Required work:
Pictures must not be retyped. Return exactly the lines from the one with "Reproduce this diagram with TikZ." through the one with "(st2) at (453,31)", both included, and no others.

-- Record set start --

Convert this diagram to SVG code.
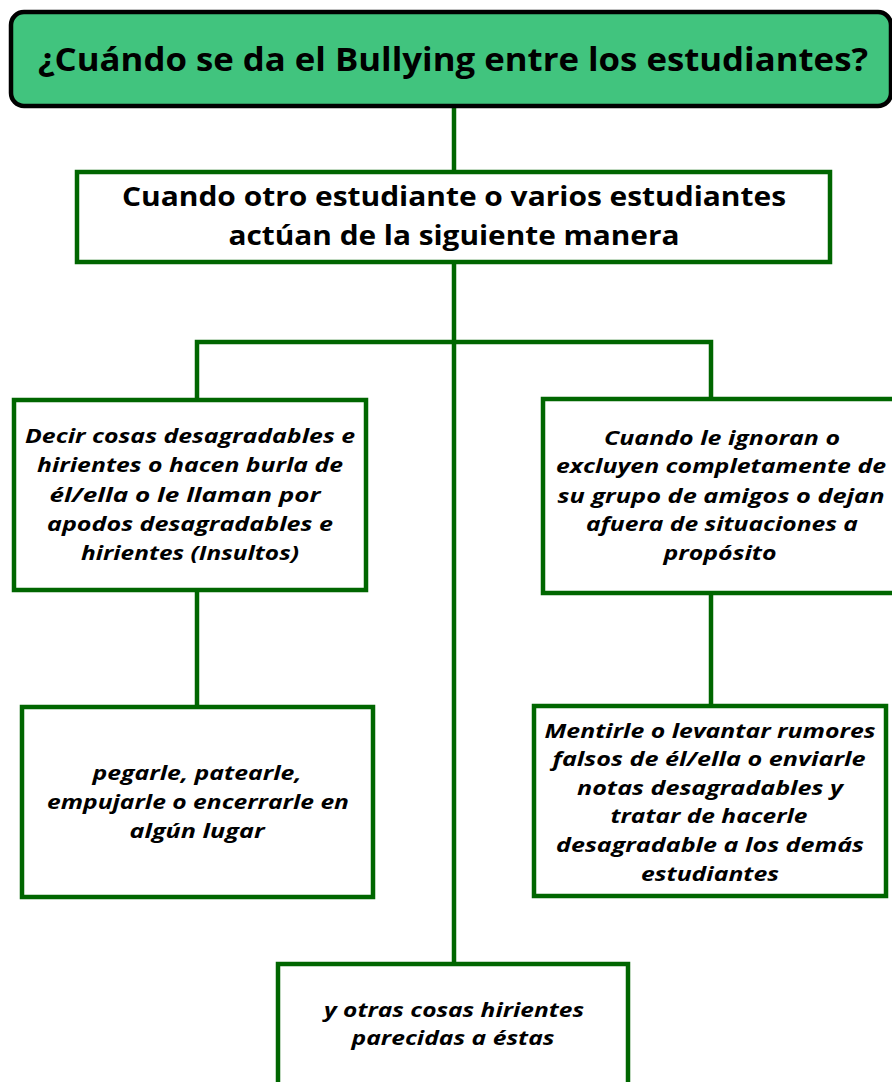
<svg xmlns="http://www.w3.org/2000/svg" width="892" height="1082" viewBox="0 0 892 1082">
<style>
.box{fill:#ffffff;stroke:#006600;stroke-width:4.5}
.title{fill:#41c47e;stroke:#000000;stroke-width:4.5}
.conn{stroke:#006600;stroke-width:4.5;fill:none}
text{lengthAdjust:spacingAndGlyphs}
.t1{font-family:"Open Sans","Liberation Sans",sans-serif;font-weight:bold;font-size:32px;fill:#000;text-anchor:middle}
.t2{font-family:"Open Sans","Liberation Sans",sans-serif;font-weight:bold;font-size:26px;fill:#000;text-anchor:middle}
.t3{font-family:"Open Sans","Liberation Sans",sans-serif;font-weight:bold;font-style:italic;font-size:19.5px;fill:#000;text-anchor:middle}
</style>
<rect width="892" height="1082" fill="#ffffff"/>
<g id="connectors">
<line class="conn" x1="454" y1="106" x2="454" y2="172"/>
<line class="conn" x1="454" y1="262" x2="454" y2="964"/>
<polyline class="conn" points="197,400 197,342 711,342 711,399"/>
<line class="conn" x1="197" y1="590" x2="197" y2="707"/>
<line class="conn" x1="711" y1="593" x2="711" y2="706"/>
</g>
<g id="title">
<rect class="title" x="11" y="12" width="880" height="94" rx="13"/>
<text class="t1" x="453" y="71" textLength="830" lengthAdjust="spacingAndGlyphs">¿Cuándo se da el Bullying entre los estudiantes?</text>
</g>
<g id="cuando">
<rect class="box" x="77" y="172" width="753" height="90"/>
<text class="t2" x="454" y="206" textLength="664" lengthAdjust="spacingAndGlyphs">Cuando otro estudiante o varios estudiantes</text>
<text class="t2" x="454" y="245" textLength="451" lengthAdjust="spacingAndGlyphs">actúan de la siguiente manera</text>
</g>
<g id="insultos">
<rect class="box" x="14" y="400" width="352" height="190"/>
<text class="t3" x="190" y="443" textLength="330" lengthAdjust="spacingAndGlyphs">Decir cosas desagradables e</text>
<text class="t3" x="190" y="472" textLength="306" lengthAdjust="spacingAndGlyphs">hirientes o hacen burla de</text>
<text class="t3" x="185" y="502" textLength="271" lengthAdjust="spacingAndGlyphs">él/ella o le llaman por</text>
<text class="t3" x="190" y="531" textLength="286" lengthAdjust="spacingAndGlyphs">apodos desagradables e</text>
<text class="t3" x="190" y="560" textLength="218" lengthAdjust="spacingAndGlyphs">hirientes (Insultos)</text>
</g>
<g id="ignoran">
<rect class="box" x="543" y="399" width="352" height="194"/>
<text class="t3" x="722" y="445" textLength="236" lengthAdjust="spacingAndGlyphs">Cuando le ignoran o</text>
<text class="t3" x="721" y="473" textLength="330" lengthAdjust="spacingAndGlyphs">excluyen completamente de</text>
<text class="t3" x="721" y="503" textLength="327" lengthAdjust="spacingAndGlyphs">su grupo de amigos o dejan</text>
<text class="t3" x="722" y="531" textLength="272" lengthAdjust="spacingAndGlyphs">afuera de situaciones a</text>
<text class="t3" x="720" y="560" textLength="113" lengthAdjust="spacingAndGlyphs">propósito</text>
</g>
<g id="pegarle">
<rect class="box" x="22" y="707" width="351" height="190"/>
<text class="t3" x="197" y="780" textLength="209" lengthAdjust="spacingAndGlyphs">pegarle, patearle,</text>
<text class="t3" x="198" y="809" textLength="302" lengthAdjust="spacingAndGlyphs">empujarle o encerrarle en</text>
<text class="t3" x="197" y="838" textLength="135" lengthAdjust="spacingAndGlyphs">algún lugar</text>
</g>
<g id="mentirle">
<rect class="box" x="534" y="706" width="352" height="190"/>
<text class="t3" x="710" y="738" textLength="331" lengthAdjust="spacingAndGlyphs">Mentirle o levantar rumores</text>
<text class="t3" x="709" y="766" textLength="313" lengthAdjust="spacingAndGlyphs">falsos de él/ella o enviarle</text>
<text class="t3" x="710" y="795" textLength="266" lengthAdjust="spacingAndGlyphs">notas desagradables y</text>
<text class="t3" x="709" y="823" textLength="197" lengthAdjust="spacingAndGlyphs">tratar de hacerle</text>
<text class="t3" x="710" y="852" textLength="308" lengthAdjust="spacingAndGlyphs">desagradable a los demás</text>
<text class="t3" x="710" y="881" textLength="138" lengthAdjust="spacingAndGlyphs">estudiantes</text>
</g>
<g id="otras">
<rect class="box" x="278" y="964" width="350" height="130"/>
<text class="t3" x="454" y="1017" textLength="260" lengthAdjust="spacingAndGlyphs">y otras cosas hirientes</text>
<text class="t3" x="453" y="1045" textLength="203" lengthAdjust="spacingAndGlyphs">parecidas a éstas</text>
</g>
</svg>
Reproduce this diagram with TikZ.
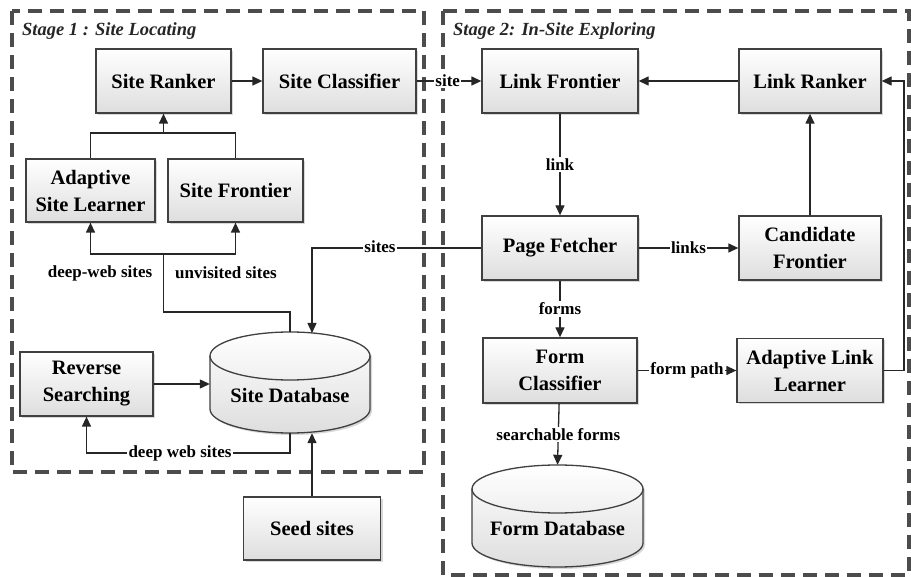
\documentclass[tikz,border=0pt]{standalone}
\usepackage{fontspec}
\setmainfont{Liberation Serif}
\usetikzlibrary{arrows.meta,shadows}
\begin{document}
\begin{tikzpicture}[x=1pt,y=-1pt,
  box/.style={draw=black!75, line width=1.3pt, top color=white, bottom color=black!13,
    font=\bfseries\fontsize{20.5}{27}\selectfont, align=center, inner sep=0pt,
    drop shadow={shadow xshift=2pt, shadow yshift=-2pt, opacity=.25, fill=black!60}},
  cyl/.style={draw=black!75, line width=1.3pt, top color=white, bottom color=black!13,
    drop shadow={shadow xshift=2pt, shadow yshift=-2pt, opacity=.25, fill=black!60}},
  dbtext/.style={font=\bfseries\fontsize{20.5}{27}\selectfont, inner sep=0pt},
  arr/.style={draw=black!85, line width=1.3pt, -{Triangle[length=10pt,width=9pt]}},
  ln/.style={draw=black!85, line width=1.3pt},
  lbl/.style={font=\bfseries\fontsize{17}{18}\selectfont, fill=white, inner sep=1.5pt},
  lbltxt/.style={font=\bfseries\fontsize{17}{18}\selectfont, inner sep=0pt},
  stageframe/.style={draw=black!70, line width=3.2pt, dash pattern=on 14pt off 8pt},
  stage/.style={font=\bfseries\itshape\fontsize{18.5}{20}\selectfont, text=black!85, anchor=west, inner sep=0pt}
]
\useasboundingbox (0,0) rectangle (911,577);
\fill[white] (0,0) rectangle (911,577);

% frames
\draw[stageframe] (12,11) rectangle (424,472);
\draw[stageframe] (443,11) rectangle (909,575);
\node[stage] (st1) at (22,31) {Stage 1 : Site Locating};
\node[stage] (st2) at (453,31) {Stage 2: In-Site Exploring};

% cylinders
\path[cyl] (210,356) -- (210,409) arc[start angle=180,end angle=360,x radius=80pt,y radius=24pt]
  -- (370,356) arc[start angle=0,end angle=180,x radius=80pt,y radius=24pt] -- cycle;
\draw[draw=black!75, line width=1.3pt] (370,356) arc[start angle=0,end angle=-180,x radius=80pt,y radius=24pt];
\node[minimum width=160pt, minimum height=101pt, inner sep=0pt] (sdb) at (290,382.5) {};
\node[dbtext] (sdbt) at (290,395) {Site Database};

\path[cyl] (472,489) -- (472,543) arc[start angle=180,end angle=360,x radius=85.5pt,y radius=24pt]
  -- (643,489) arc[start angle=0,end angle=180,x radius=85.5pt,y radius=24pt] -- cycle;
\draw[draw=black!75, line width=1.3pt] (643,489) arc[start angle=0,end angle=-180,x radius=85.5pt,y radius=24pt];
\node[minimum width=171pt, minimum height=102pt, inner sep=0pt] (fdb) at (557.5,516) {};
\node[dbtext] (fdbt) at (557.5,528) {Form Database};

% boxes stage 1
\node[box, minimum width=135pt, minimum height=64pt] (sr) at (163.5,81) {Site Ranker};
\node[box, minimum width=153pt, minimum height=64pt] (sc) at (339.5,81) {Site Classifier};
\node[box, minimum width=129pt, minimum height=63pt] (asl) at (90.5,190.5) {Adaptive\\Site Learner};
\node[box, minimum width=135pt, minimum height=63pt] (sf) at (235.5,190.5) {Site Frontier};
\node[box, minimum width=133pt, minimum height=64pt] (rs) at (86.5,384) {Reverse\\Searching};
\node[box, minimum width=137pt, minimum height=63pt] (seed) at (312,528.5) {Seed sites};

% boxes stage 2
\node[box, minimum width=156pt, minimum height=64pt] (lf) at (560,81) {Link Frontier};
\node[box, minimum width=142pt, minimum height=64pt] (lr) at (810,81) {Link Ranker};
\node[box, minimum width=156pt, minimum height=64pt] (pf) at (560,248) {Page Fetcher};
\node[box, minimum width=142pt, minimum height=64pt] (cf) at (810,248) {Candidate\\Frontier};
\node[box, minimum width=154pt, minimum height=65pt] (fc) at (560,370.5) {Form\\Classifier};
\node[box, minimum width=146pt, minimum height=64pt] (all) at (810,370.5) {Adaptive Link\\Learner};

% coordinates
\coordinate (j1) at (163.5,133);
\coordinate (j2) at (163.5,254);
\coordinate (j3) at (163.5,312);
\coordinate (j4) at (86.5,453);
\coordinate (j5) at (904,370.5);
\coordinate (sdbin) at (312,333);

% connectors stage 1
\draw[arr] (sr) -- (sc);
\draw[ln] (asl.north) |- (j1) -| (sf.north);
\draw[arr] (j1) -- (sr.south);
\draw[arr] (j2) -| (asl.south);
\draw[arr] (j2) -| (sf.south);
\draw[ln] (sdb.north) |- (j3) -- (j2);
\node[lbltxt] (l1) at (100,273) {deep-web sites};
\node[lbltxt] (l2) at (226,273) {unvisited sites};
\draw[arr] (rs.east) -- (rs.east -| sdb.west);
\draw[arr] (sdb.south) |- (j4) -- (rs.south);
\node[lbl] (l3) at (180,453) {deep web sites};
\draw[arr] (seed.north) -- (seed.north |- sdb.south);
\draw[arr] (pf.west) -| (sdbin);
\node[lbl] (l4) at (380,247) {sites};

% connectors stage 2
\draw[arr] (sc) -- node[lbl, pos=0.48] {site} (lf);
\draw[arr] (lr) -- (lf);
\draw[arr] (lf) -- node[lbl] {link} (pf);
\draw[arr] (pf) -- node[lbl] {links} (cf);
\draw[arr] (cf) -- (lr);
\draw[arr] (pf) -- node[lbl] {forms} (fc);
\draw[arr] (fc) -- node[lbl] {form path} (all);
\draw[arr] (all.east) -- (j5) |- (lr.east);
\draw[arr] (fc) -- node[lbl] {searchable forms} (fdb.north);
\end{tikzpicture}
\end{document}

-- Record set end --

Response to this task:
Reproduce this diagram with TikZ.
\documentclass[tikz,border=0pt]{standalone}
\usepackage{fontspec}
\setmainfont{Liberation Serif}
\usetikzlibrary{arrows.meta,shadows}
\begin{document}
\begin{tikzpicture}[x=1pt,y=-1pt,
  box/.style={draw=black!75, line width=1.3pt, top color=white, bottom color=black!13,
    font=\bfseries\fontsize{20.5}{27}\selectfont, align=center, inner sep=0pt,
    drop shadow={shadow xshift=2pt, shadow yshift=-2pt, opacity=.25, fill=black!60}},
  cyl/.style={draw=black!75, line width=1.3pt, top color=white, bottom color=black!13,
    drop shadow={shadow xshift=2pt, shadow yshift=-2pt, opacity=.25, fill=black!60}},
  dbtext/.style={font=\bfseries\fontsize{20.5}{27}\selectfont, inner sep=0pt},
  arr/.style={draw=black!85, line width=1.3pt, -{Triangle[length=10pt,width=9pt]}},
  ln/.style={draw=black!85, line width=1.3pt},
  lbl/.style={font=\bfseries\fontsize{17}{18}\selectfont, fill=white, inner sep=1.5pt},
  lbltxt/.style={font=\bfseries\fontsize{17}{18}\selectfont, inner sep=0pt},
  stageframe/.style={draw=black!70, line width=3.2pt, dash pattern=on 14pt off 8pt},
  stage/.style={font=\bfseries\itshape\fontsize{18.5}{20}\selectfont, text=black!85, anchor=west, inner sep=0pt}
]
\useasboundingbox (0,0) rectangle (911,577);
\fill[white] (0,0) rectangle (911,577);

% frames
\draw[stageframe] (12,11) rectangle (424,472);
\draw[stageframe] (443,11) rectangle (909,575);
\node[stage] (st1) at (22,31) {Stage 1 : Site Locating};
\node[stage] (st2) at (453,31) {Stage 2: In-Site Exploring};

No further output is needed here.